By the year 2025, as much as two-thirds of the world population may be subject to moderate to high water stress
Rapid population growth combined with industrialization, urbanization, agricultural intensification and water-intensive lifestyles is resulting in a global water crisis. About 20 per cent of the population currently lacks access to safe drinking water, while 50 per cent lacks access to a safe sanitation system. Falling water tables are widespread and cause serious problems, both because they lead to water shortages and, in coastal areas, to salt intrusion. Contamination of drinking water is mostly felt in megacities, while nitrate pollution and increasing loads of heavy metals affect water quality nearly everywhere. The world supply of freshwater cannot be increased; more and more people depend on this fixed supply; and more and more of it is polluted. Water security, like food security, will become a major national and regional priority in many areas of the world in the decades to come.
Marine and coastal areas
Urban and industrial development, tourism, aquaculture, waste dumping and discharges into marine areas are degrading coastal areas around the world and destroying ecosystems such as wetlands, mangroves and coral reefs. Climatic changes also affect the quality of ocean water as well as sea levels. Low-lying areas, including many small islands, risk inundation. The global marine fish catch almost doubled between 1975 and 1995, and the state of the world's fisheries has now reached crisis point. About 60 per cent of the world's fisheries are at or near the point at which yields decline.
There is a major difference between air pollution trends in developed and developing countries. Strenuous efforts have begun to abate atmospheric pollution in many industrialized countries but urban air pollution is reaching crisis dimensions in most large cities of the developing world. Road traffic, the burning of coal and high-sulphur fuels, and forest fires are the major causes of air pollution. People in developing countries are also exposed to high levels of indoor pollutants from open fires. Some 50 per cent of chronic respiratory illness is now thought to be associated with air pollution. Large areas of forest and farmland are also being degraded by acid rain.

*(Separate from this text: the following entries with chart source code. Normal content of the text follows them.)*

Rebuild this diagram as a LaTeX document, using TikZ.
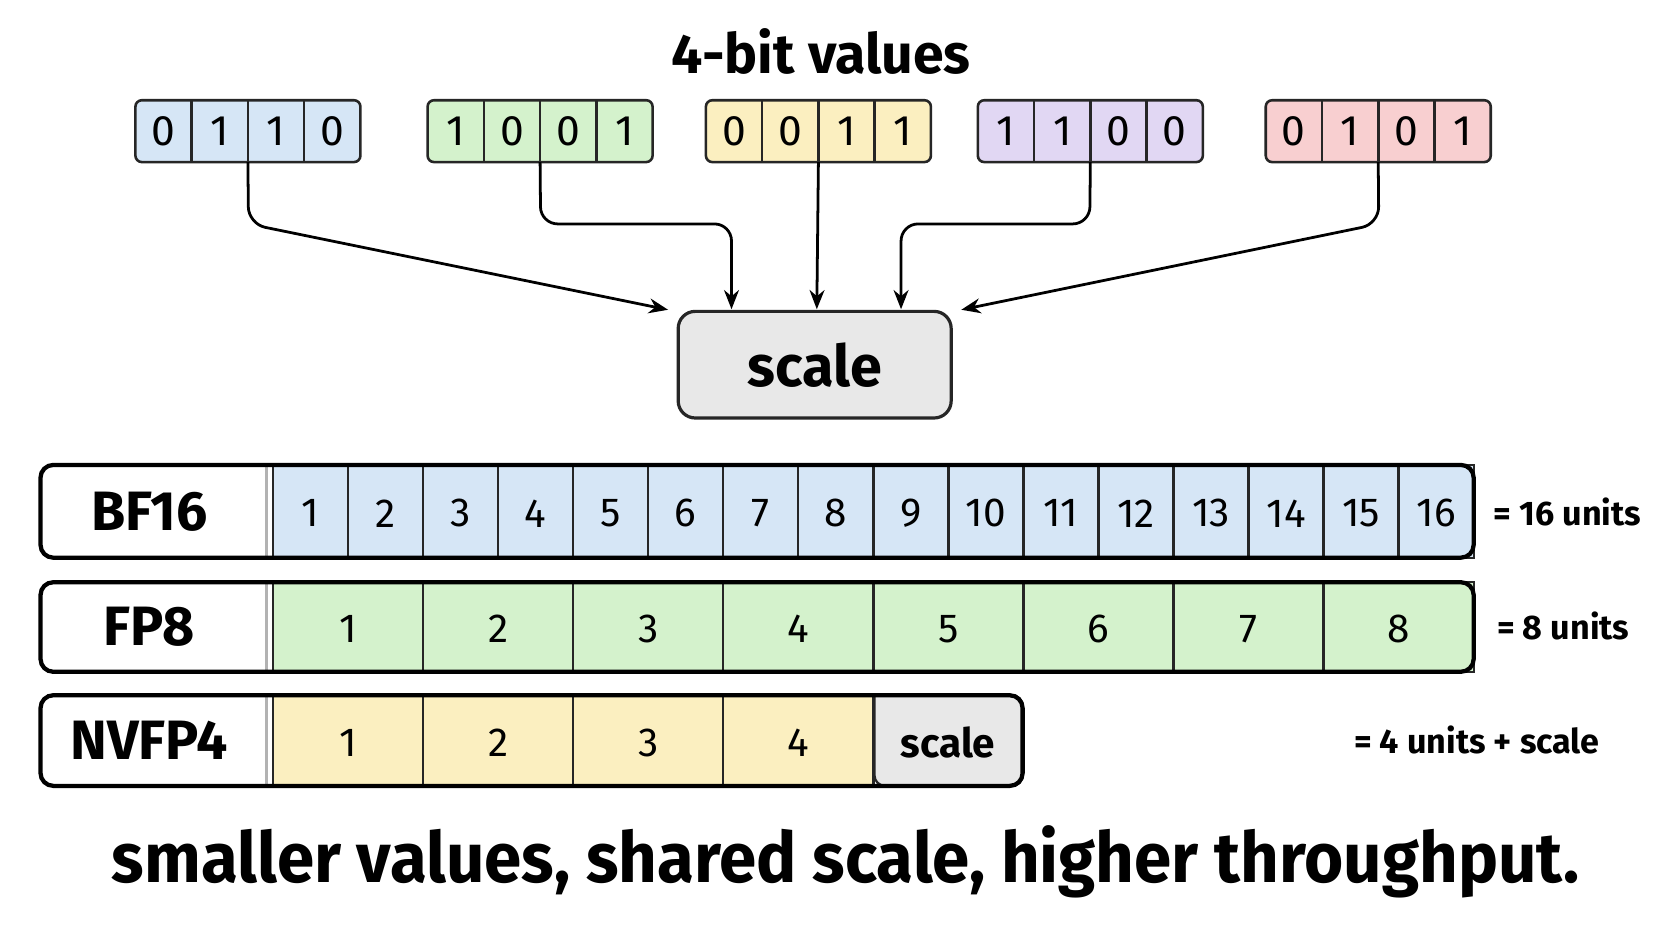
\documentclass[tikz,border=0pt]{standalone}
\usepackage{fontspec}
\setmainfont{Fira Sans}
\usepackage{graphicx}
\usetikzlibrary{arrows.meta}
\begin{document}
\begin{tikzpicture}[x=0.5pt,y=-0.5pt,
  cellb/.style={draw=black!85,line width=1.2pt,fill=#1},
  bit/.style={font=\fontsize{20}{24}\selectfont},
  rowd/.style={font=\fontsize{19}{22}\selectfont},
  arr/.style={-{Stealth[length=9pt,width=7pt]},line width=1.3pt,rounded corners=8pt},
  lbl/.style={font=\bfseries\fontsize{26}{30}\selectfont},
  side/.style={font=\fontsize{16}{20}\selectfont\bfseries}]
\definecolor{cb}{HTML}{D6E6F6}
\definecolor{cg}{HTML}{D4F2CC}
\definecolor{cy}{HTML}{FBEFC0}
\definecolor{cp}{HTML}{E1D7F3}
\definecolor{cr}{HTML}{F8CFD0}
\definecolor{cgr}{HTML}{E8E8E8}
\useasboundingbox (0,0) rectangle (1568,882);
\fill[white] (0,0) rectangle (1568,882);
\node[font=\bfseries\fontsize{26}{30}\selectfont] (title) at (770,48) {4-bit values};
% top groups
\foreach \g/\x/\c/\bits in {1/127/cb/{0,1,1,0},2/401/cg/{1,0,0,1},3/662/cy/{0,0,1,1},4/917/cp/{1,1,0,0},5/1187/cr/{0,1,0,1}}{
  \draw[cellb=\c,rounded corners=3pt] (\x,94) rectangle (\x+211,152);
  \foreach \b [count=\i] in \bits {
    \node[bit,minimum width=26pt,minimum height=29pt] (g\g c\i) at (\x+26.4+52.75*\i-52.75,123) {\b};
  }
  \foreach \k in {1,2,3} \draw[line width=1.2pt,black!85] (\x+52.75*\k,94) -- (\x+52.75*\k,152);
  \coordinate (g\g m) at (\x+105.5,152);
}
\node[draw=black!85,line width=1.5pt,fill=cgr,rounded corners=8pt,minimum width=128pt,minimum height=50pt,font=\bfseries\fontsize{27}{30}\selectfont] (scale) at (764,342) {scale};
\draw[arr] (g1m) -- (233,210) -- ([xshift=-4pt]scale.north west);
\draw[arr] (g2m) -- (507,210) -- (686,210) -- (686,290);
\draw[arr] (g3m) -- (766,290);
\draw[arr] (g4m) -- (1022,210) -- (845,210) -- (845,290);
\draw[arr] (g5m) -- (1293,210) -- ([xshift=4pt]scale.north east);
% rows
\foreach \r/\ya/\yb/\n/\w/\c/\name in {1/436/523/16/70.375/cb/BF16,2/546/630/8/140.75/cg/FP8,3/652/737/4/140.75/cy/NVFP4}{
  \node[lbl] (lab\r) at (140,{(\ya+\yb)/2}) {\name};
  \foreach \i in {1,...,\n}{
    \draw[line width=1.1pt,black!85,fill=\c] (256+\w*\i-\w,\ya) rectangle (256+\w*\i,\yb);
    \node[rowd] (r\r c\i) at (256+\w*\i-\w/2,{(\ya+\yb)/2+2}) {\i};
  }
  \draw[line width=1.5pt,gray!60] (250,\ya+2) -- (250,\yb-2);
}
\draw[line width=1.1pt,black!85,fill=cgr,rounded corners=5pt] (820,652) -- (959,652) -- (959,737) -- (820,737) [sharp corners]-- cycle;
\node[font=\fontsize{19}{22}\selectfont\bfseries] (r3s) at (889,696) {scale};
\draw[line width=2pt,rounded corners=6pt] (38,436) rectangle (1382,523);
\draw[line width=2pt,rounded corners=6pt] (38,546) rectangle (1382,630);
\draw[line width=2pt,rounded corners=6pt] (38,652) rectangle (959,737);
\node[side] (u1) at (1470,480) {= 16 units};
\node[side] (u2) at (1466,587) {= 8 units};
\node[side] (u3) at (1385,694) {= 4 units + scale};
\node[inner sep=0] (bottom) at (793,808) {\resizebox*{688pt}{34pt}{\bfseries smaller values, shared scale, higher throughput.}};
\end{tikzpicture}
\end{document}
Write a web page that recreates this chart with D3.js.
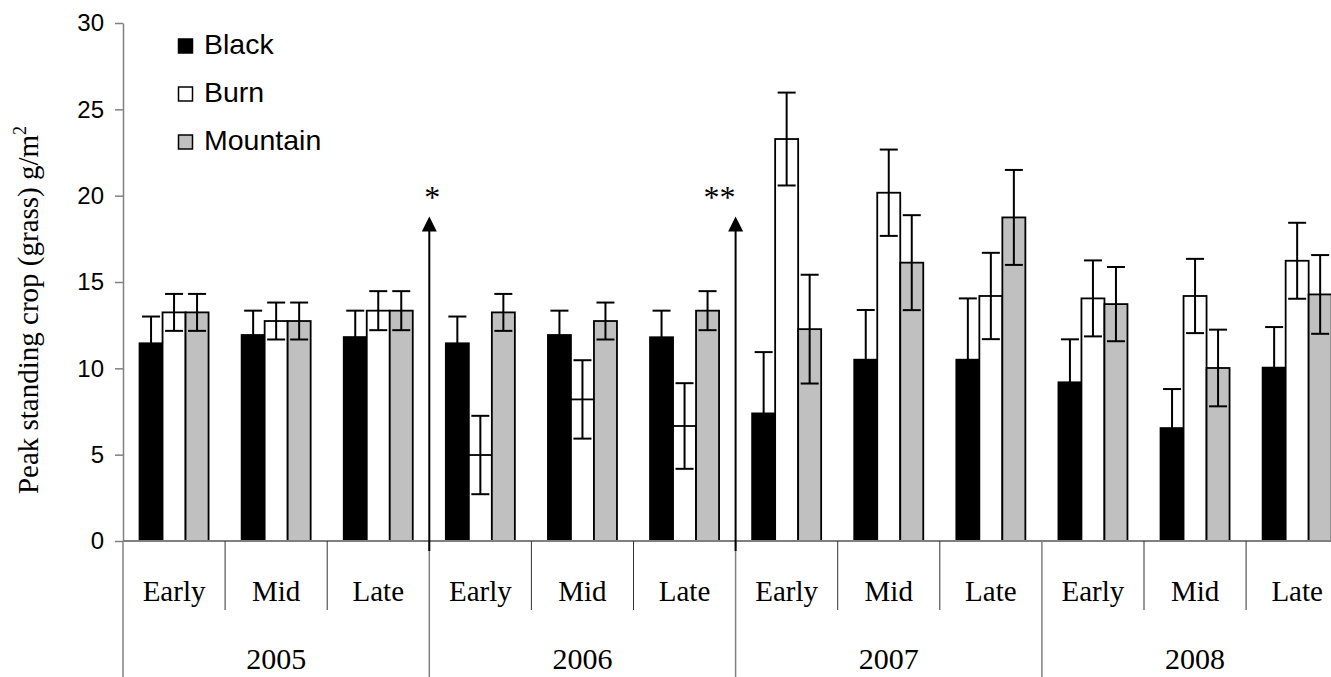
<!DOCTYPE html>
<html>
<head>
<meta charset="utf-8">
<script src="https://cdn.jsdelivr.net/npm/d3@7"></script>
<style>
  html, body { margin: 0; padding: 0; background: #fff; overflow: hidden; }
  svg { display: block; }
</style>
</head>
<body>
<svg id="chart" width="1331" height="677"></svg>
<script>
// Peak standing crop of grass by season and year, three treatments.
const years = ["2005", "2006", "2007", "2008"];
const seasons = ["Early", "Mid", "Late"];
const series = ["Black", "Burn", "Mountain"];

const blackValues   = [11.45, 11.93, 11.81, 11.45, 11.93, 11.80, 7.39, 10.50, 10.50, 9.19, 6.54, 10.04];
const blackErrors   = [1.55, 1.41, 1.53, 1.55, 1.41, 1.54, 3.55, 2.88, 3.55, 2.49, 2.26, 2.35];
const burnValues    = [13.24, 12.74, 13.34, 4.98, 8.20, 6.66, 23.28, 20.17, 14.19, 14.05, 14.19, 16.23];
const burnErrors    = [1.07, 1.07, 1.13, 2.27, 2.27, 2.48, 2.69, 2.50, 2.50, 2.20, 2.15, 2.20];
const mountainValues = [13.24, 12.74, 13.34, 13.24, 12.74, 13.34, 12.27, 16.12, 18.74, 13.72, 10.02, 14.28];
const mountainErrors = [1.07, 1.07, 1.13, 1.07, 1.07, 1.13, 3.15, 2.75, 2.75, 2.15, 2.22, 2.28];

const yTicks = [0, 5, 10, 15, 20, 25, 30];

// Treatment change markers drawn between years
const markers = [
  { boundary: 3, label: "*", top: 18.8 },
  { boundary: 6, label: "**", top: 18.8 }
];

const fills = { Black: "#000000", Burn: "#ffffff", Mountain: "#c0c0c0" };
const valuesBySeries = { Black: blackValues, Burn: burnValues, Mountain: mountainValues };
const errorsBySeries = { Black: blackErrors, Burn: burnErrors, Mountain: mountainErrors };

const svg = d3.select("#chart");
const left = 123, plotTop = 23, baseY = 541;
const catWidth = 102.1;
const right = left + catWidth * 12;

const catKeys = [];
years.forEach(y => seasons.forEach(s => catKeys.push(y + "-" + s)));

const x = d3.scaleBand().domain(catKeys).range([left, right]).padding(0);
const xs = d3.scaleBand().domain(series)
  .range([x.bandwidth() * 0.162, x.bandwidth() * 0.838]).padding(0);
const y = d3.scaleLinear().domain([0, 30]).range([baseY, plotTop]);

const rows = [];
catKeys.forEach((k, i) => series.forEach(s => {
  rows.push({ cat: k, series: s, value: valuesBySeries[s][i], err: errorsBySeries[s][i] });
}));

const serif = "'Liberation Serif', 'Times New Roman', serif";
const sans = "'Liberation Sans', Arial, sans-serif";

// Bars
svg.append("g").selectAll("rect").data(rows).join("rect")
  .attr("x", d => x(d.cat) + xs(d.series))
  .attr("y", d => y(d.value))
  .attr("width", xs.bandwidth())
  .attr("height", d => y(0) - y(d.value))
  .attr("fill", d => fills[d.series])
  .attr("stroke", "#000")
  .attr("stroke-width", 1.8);

// Error bars
const cap = 9;
const eg = svg.append("g").attr("stroke", "#000").attr("stroke-width", 2);
rows.forEach(d => {
  const cx = x(d.cat) + xs(d.series) + xs.bandwidth() / 2;
  const hi = y(d.value + d.err), lo = y(d.value - d.err);
  eg.append("line").attr("x1", cx).attr("x2", cx).attr("y1", hi).attr("y2", lo);
  eg.append("line").attr("x1", cx - cap).attr("x2", cx + cap).attr("y1", hi).attr("y2", hi);
  eg.append("line").attr("x1", cx - cap).attr("x2", cx + cap).attr("y1", lo).attr("y2", lo);
});

// Y axis
const yAxis = svg.append("g")
  .attr("transform", `translate(${left},0)`)
  .call(d3.axisLeft(y).tickValues(yTicks).tickSize(8).tickSizeOuter(0).tickPadding(11));
yAxis.select(".domain").attr("stroke", "#808080").attr("stroke-width", 1.5);
yAxis.selectAll(".tick line").attr("stroke", "#808080").attr("stroke-width", 1.5);
yAxis.selectAll(".tick text")
  .attr("font-family", sans).attr("font-size", 24).attr("fill", "#000");

// Category axis
svg.append("line")
  .attr("x1", left).attr("x2", right).attr("y1", baseY).attr("y2", baseY)
  .attr("stroke", "#808080").attr("stroke-width", 2);

catKeys.forEach((k, i) => {
  if (i % 3 === 0) return;
  svg.append("line")
    .attr("x1", x(k)).attr("x2", x(k)).attr("y1", baseY).attr("y2", 610)
    .attr("stroke", "#333").attr("stroke-width", 1);
});
for (let b = 0; b <= 12; b += 3) {
  const bx = left + b * x.step();
  svg.append("line")
    .attr("x1", bx).attr("x2", bx).attr("y1", baseY).attr("y2", 677)
    .attr("stroke", "#808080").attr("stroke-width", 1.5);
}

svg.append("g").selectAll("text").data(catKeys).join("text")
  .attr("x", d => x(d) + x.bandwidth() / 2)
  .attr("y", 601)
  .attr("text-anchor", "middle")
  .attr("font-family", serif).attr("font-size", 29)
  .text(d => d.split("-")[1]);

svg.append("g").selectAll("text").data(years).join("text")
  .attr("x", (d, i) => left + (i * 3 + 1.5) * x.step())
  .attr("y", 669)
  .attr("text-anchor", "middle")
  .attr("font-family", serif).attr("font-size", 30)
  .text(d => d);

// Y axis title
const title = svg.append("text")
  .attr("transform", "translate(38,310) rotate(-90)")
  .attr("text-anchor", "middle")
  .attr("font-family", serif).attr("font-size", 29);
title.append("tspan").text("Peak standing crop (grass) g/m");
title.append("tspan").attr("font-size", 18).attr("dy", -12).text("2");

// Markers: arrows with asterisks
markers.forEach(m => {
  const mx = left + m.boundary * x.step();
  const tipY = y(m.top);
  svg.append("line")
    .attr("x1", mx).attr("x2", mx).attr("y1", 551).attr("y2", tipY + 12)
    .attr("stroke", "#000").attr("stroke-width", 2);
  svg.append("path")
    .attr("d", `M${mx},${tipY} L${mx - 7.5},${tipY + 15} L${mx + 7.5},${tipY + 15} Z`)
    .attr("fill", "#000");
  svg.append("text")
    .attr("x", m.label.length === 1 ? mx + 3 : mx - 16)
    .attr("y", tipY - 8)
    .attr("text-anchor", "middle")
    .attr("font-family", serif).attr("font-size", 32)
    .text(m.label);
});

// Legend
const legend = svg.append("g");
series.forEach((s, i) => {
  const ly = 39 + i * 48;
  legend.append("rect")
    .attr("x", 178.5).attr("y", ly).attr("width", 14).attr("height", 14)
    .attr("fill", fills[s]).attr("stroke", "#000").attr("stroke-width", 1.5);
  legend.append("text")
    .attr("x", 204).attr("y", ly + 15)
    .attr("font-family", sans).attr("font-size", 28.5)
    .text(s);
});
</script>
</body>
</html>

Many environmental problems reinforce one another in small, densely-populated areas. Air pollution, garbage, hazardous wastes, noise and water contamination turn these areas into environmental hot spots. Children are the most vulnerable to the inevitable health risks. Some 30-60 per cent of the urban population in low-income countries still lack adequate housing with sanitary facilities, drainage systems and piping for clean water. Continuing urbanization and industrialization, combined with a lack of resources and expertise, are increasing the severity of the problem. However, many local authorities are now joining forces to promote the concept of the sustainable city.